Page last updated at 16:30 GMT, Wednesday, 19 November 2008

Lloyds TSB approves HBOS takeover

Shareholders give their views on the deal

Lloyds TSB shareholders have voted in favour of taking over HBOS as well as taking government bail-out money.

Members of the Unite union had demonstrated outside the venue in Glasgow against the job losses that are likely to result from the deal.

HBOS shareholders will vote on the deal to create a banking giant with 145,000 staff and 3,000 branches next month.

On Tuesday, the chancellor warned that shareholders could receive much less cash if the deal falls through.

Special case

Lloyds TSB shareholders voted 95.98% in favour of the takeover.
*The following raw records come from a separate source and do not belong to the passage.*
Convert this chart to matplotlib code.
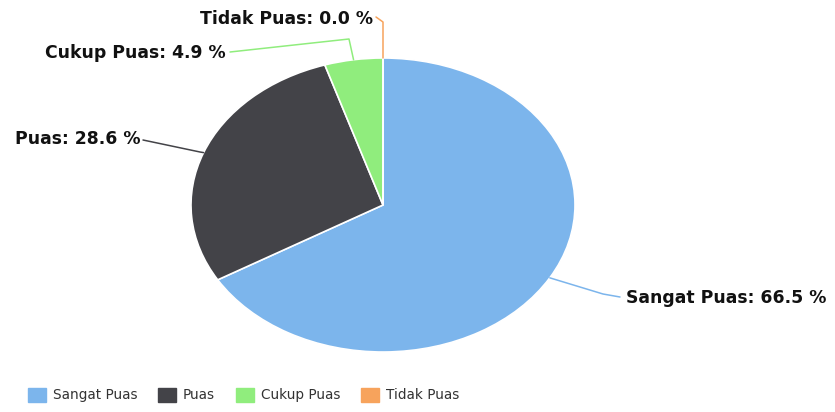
import numpy as np
import matplotlib
matplotlib.use("Agg")
import matplotlib.pyplot as plt
import matplotlib.patches as mpatches

# ── Data ───────────────────────────────────────────────────────────────────────
categories = ["Sangat Puas", "Puas", "Cukup Puas", "Tidak Puas"]
shares     = [66.5, 28.6, 4.9, 0.0]
colors     = ["#7cb5ec", "#434348", "#90ed7d", "#f7a35c"]

# ── Canvas (pixel based layout) ────────────────────────────────────────────────
W, H = 835, 412
CX, CY = 383, 205          # pie centre in pixels (from top-left)
RX, RY = 192, 147          # stretched pie radii in pixels

fig = plt.figure(figsize=(W / 100, H / 100), dpi=100)
ax = fig.add_axes([0, 0, 1, 1])

wedges, _ = ax.pie(shares, colors=colors, startangle=90, counterclock=False,
                   radius=1.0, wedgeprops=dict(edgecolor="white", linewidth=1.2))
ax.set_aspect("auto")
ax.set_xlim(-CX / RX, (W - CX) / RX)
ax.set_ylim(-(H - CY) / RY, CY / RY)
ax.axis("off")


def px(x, y):
    """pixel position -> data coords"""
    return (x - CX) / RX, (CY - y) / RY


# label elbows / text anchors in pixels
layout = {
    "Sangat Puas": dict(path=[(603, 294), (620, 297)], text=(626, 298), ha="left"),
    "Puas":        dict(path=[(200, 152), (143, 140)], text=(140, 139), ha="right"),
    "Cukup Puas":  dict(path=[(349, 39), (230, 52)], text=(226, 53), ha="right"),
    "Tidak Puas":  dict(path=[(383, 22), (376, 17)], text=(373, 19), ha="right"),
}

cum = 0.0
total = sum(shares)
for name, val, col in zip(categories, shares, colors):
    mid = (cum + val / 2) / total * 2 * np.pi      # clockwise from top
    cum += val
    ex, ey = np.sin(mid), np.cos(mid)
    spec = layout[name]
    pts = [(ex, ey)] + [px(*p) for p in spec["path"]]
    xs, ys = zip(*pts)
    ax.plot(xs, ys, color=col, lw=1.1, solid_capstyle="round", clip_on=False)
    tx, ty = px(*spec["text"])
    ax.text(tx, ty, f"{name}: {val:.1f} %", ha=spec["ha"], va="center",
            fontsize=12.4, fontweight="bold", color="#111111")

# ── Legend ─────────────────────────────────────────────────────────────────────
handles = [mpatches.Patch(color=c, label=n) for n, c in zip(categories, colors)]
fig.legend(handles=handles, loc="center left", ncol=4, frameon=False,
           bbox_to_anchor=(16 / W, 1 - 395 / H), fontsize=9.8,
           handlelength=1.3, handleheight=1.3, handletextpad=0.5,
           columnspacing=1.55, labelcolor="#333333")

fig.savefig("out.png", dpi=100)
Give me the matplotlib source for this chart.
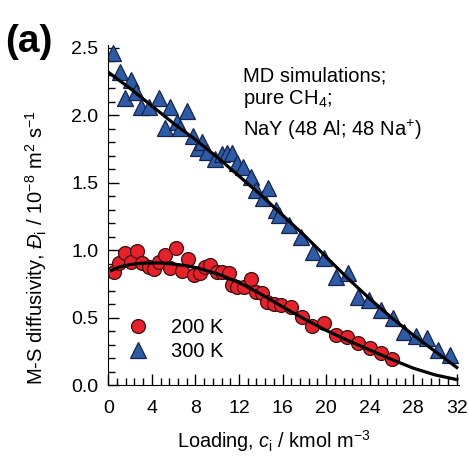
import matplotlib
matplotlib.use("Agg")
import matplotlib.pyplot as plt
from matplotlib.ticker import MultipleLocator, AutoMinorLocator

plt.rcParams['font.family'] = ['Liberation Sans', 'DejaVu Sans']
plt.rcParams['mathtext.fontset'] = 'custom'
plt.rcParams['mathtext.rm'] = 'Liberation Sans'
plt.rcParams['mathtext.it'] = 'Liberation Sans:italic'

# 300 K MD data
x300 = [0.46, 1.10, 1.56, 2.11, 2.57, 3.03, 3.77, 4.69, 5.24, 5.70, 6.34, 6.62, 7.26,
        7.82, 8.28, 8.64, 9.10, 9.84, 10.48, 10.94, 11.40, 11.86, 12.41, 13.06, 13.52,
        14.16, 14.62, 15.36, 15.63, 16.55, 17.66, 18.76, 19.77, 20.87, 21.98, 22.90,
        23.91, 25.01, 26.11, 27.13, 28.23, 29.24, 30.25, 31.36]
y300 = [2.46, 2.32, 2.13, 2.26, 2.17, 2.06, 2.06, 2.13, 1.91, 2.06, 1.95, 1.91, 2.03,
        1.85, 1.76, 1.80, 1.73, 1.68, 1.71, 1.72, 1.72, 1.65, 1.62, 1.54, 1.45,
        1.39, 1.46, 1.30, 1.26, 1.19, 1.10, 0.99, 0.94, 0.80, 0.83, 0.65,
        0.63, 0.56, 0.50, 0.39, 0.36, 0.35, 0.26, 0.22]

# 200 K MD data
x200 = [0.49, 1.01, 1.56, 2.08, 2.64, 3.10, 3.71, 4.17, 4.63, 5.24, 5.70, 6.25, 6.77,
        7.30, 7.85, 8.40, 8.92, 9.38, 9.99, 10.45, 11.06, 11.37, 11.83, 12.44, 13.06,
        13.52, 14.13, 14.59, 15.20, 15.82, 16.74, 17.80, 18.73, 19.80, 20.87, 21.95,
        22.93, 24.03, 25.00, 26.09]
y200 = [0.836, 0.907, 0.977, 0.915, 0.994, 0.903, 0.878, 0.858, 0.915, 0.964, 0.866,
        1.014, 0.846, 0.932, 0.816, 0.829, 0.878, 0.890, 0.840, 0.840, 0.833, 0.742,
        0.725, 0.729, 0.784, 0.692, 0.685, 0.618, 0.600, 0.593, 0.576, 0.507, 0.438,
        0.458, 0.371, 0.358, 0.314, 0.272, 0.240, 0.190]

# fitted curves
xfit = [0, 2, 4, 6, 8, 10, 12, 14, 16, 18, 20, 22, 24, 26, 28, 30, 32]
fit300 = [2.32, 2.20, 2.07, 1.94, 1.82, 1.69, 1.55, 1.41, 1.26, 1.11, 0.95, 0.79,
          0.64, 0.50, 0.37, 0.25, 0.13]
xfit200 = [0.3, 1, 2, 3, 4, 5, 6, 7, 8, 10, 12, 14, 16, 18, 20, 22, 24, 26, 28, 30, 32]
fit200 = [0.85, 0.875, 0.893, 0.903, 0.906, 0.904, 0.897, 0.887, 0.872, 0.825, 0.76,
          0.675, 0.58, 0.49, 0.405, 0.33, 0.26, 0.19, 0.125, 0.075, 0.04]

fig = plt.figure(figsize=(4.69, 4.57), dpi=100)
ax = fig.add_axes([108.3/469, 72/457, (459-108.3)/469, 340/457])

ax.plot(xfit, fit300, color='black', lw=2.3, zorder=3)
ax.plot(xfit200, fit200, color='black', lw=2.3, zorder=3)
ax.plot(x200, y200, 'o', ms=10, mfc='#E8202A', mec='#3a1010', mew=0.9, zorder=2, label='200 K')
ax.plot(x300, y300, '^', ms=11, mfc='#2D5BA8', mec='#14244a', mew=0.9, zorder=2, label='300 K')

ax.set_xlim(0, 32.2)
ax.set_ylim(0, 2.522)
ax.xaxis.set_major_locator(MultipleLocator(4))
ax.xaxis.set_minor_locator(AutoMinorLocator(5))
ax.yaxis.set_major_locator(MultipleLocator(0.5))
ax.yaxis.set_minor_locator(AutoMinorLocator(5))
ax.yaxis.set_major_formatter(matplotlib.ticker.FormatStrFormatter('%.1f'))
ax.tick_params(which='both', direction='in', labelsize=14, color='black')
ax.tick_params(which='major', length=8, width=1)
ax.tick_params(which='minor', length=5, width=1)
ax.tick_params(axis='x', pad=11)
ax.tick_params(axis='y', pad=7)
for s in ['top', 'right']:
    ax.spines[s].set_visible(False)

ax.set_xlabel('Loading, $c_\\mathrm{i}$ / kmol m$^{-3}$', fontsize=14.3)
ax.xaxis.set_label_coords(0.472, -0.128)
ax.set_ylabel('M-S diffusivity, $\\mathit{Đ}_\\mathrm{i}$ / 10$^{-8}$ m$^{2}$ s$^{-1}$', fontsize=14.5)
ax.yaxis.set_label_coords(-0.168, 0.405)

ax.text(0.385, 0.91, 'MD simulations;', transform=ax.transAxes, fontsize=14.5, va='center', ha='left')
ax.text(0.385, 0.84, 'pure CH$_{4}$;', transform=ax.transAxes, fontsize=14.5, va='center', ha='left')
ax.text(0.385, 0.75, 'NaY (48 Al; 48 Na$^{+}$)', transform=ax.transAxes, fontsize=14.5, va='center', ha='left')

fig.text(5/469, 1 - 42/457, '(a)', fontsize=28, fontweight='bold', va='center', ha='left')

leg = ax.legend(loc='upper left', bbox_to_anchor=(0.057, 0.198), frameon=False, fontsize=14.5,
                handlelength=1.0, handletextpad=1.1, borderpad=0, borderaxespad=0,
                labelspacing=0.25)

fig.savefig('out.png', dpi=100)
They also approved plans to raise 5.5bn by issuing new shares and special preference shares.

"This is an overwhelming endorsement for the logic of this transaction," said Lloyds TSB chairman Sir Victor Blank.

The government has allowed the takeover of HBOS by Lloyds TSB to bypass normal competition rules.

When the deal was originally announced in September, the government backed the deal using a special national interest clause on the grounds that a collapse of HBOS would have had a disastrous impact on the UK.

Shareholder risk

Sir Peter Burt, formerly of the Bank of Scotland, and Sir George Mathewson, ex-head of the Royal Bank of Scotland have aid HBOS could remain independent if it were to take the government's bail-out money without merging with Lloyds TSB.

Earlier this month the two said that they should lead HBOS and that they intended to canvas shareholders.

When Lloyds TSB reduces the headcount of the combined banks by 20,000 or more, some members of the government will not feel totally euphoric in getting what they wished for
Robert Peston, BBC business editor

But Chancellor Alistair Darling said on Tuesday that attempts by any of the banks to renegotiate the 37bn bail-out of the banking sector could prove costly for shareholders.

He said that access to the government deal was not "automatic" and that any bank seeking a new package risked getting a far lower share price than when the offer was first made.

As a result, the two senior bankers will walk away from the furore in the next few days, according to BBC business editor Robert Peston.

The chancellor's statement was criticised by Tavish Scott, leader of the Scottish Liberal Democrats.

"At a time of economic recession it's difficult to see why the Labour government wants to throw people out of work," he told the BBC.

"That's effectively what the chancellor did last night by issuing a statement, which said that HBOS might not be eligible for the bank bail-out."

HBOS shares have continued to fall since the bail-out was negotiated, so the government is threatening that if it had to be renegotiated it would be based on the current share price.

Sustainable business

The chancellor also signalled that there was "no automatic right of access to the recapitalisation scheme".

"The institution must have a sustainable business model and delivery plan," he said.

Mr Darling was accused by an SNP MSP of seeking to scupper plans that could keep HBOS independent.

Alex Neil said: "Once again the Treasury seems to be doing everything it can to inject doubt and frustrate alternate plans that could keep HBOS independent and safeguard competition and tens of thousands of jobs."

But HBOS chairman Dennis Stevenson warned last week that the bank may have to be nationalised if the takeover falls through.

Unite general secretary Derek Simpson said the protesters outside the meeting had been demanding that, "Lloyds TSB shareholders do not merely consider the financial rewards of a takeover of HBOS, but the wider social and employment implications".

Royal Bank of Scotland shareholders will also vote on Thursday on plans to raise 20bn of capital.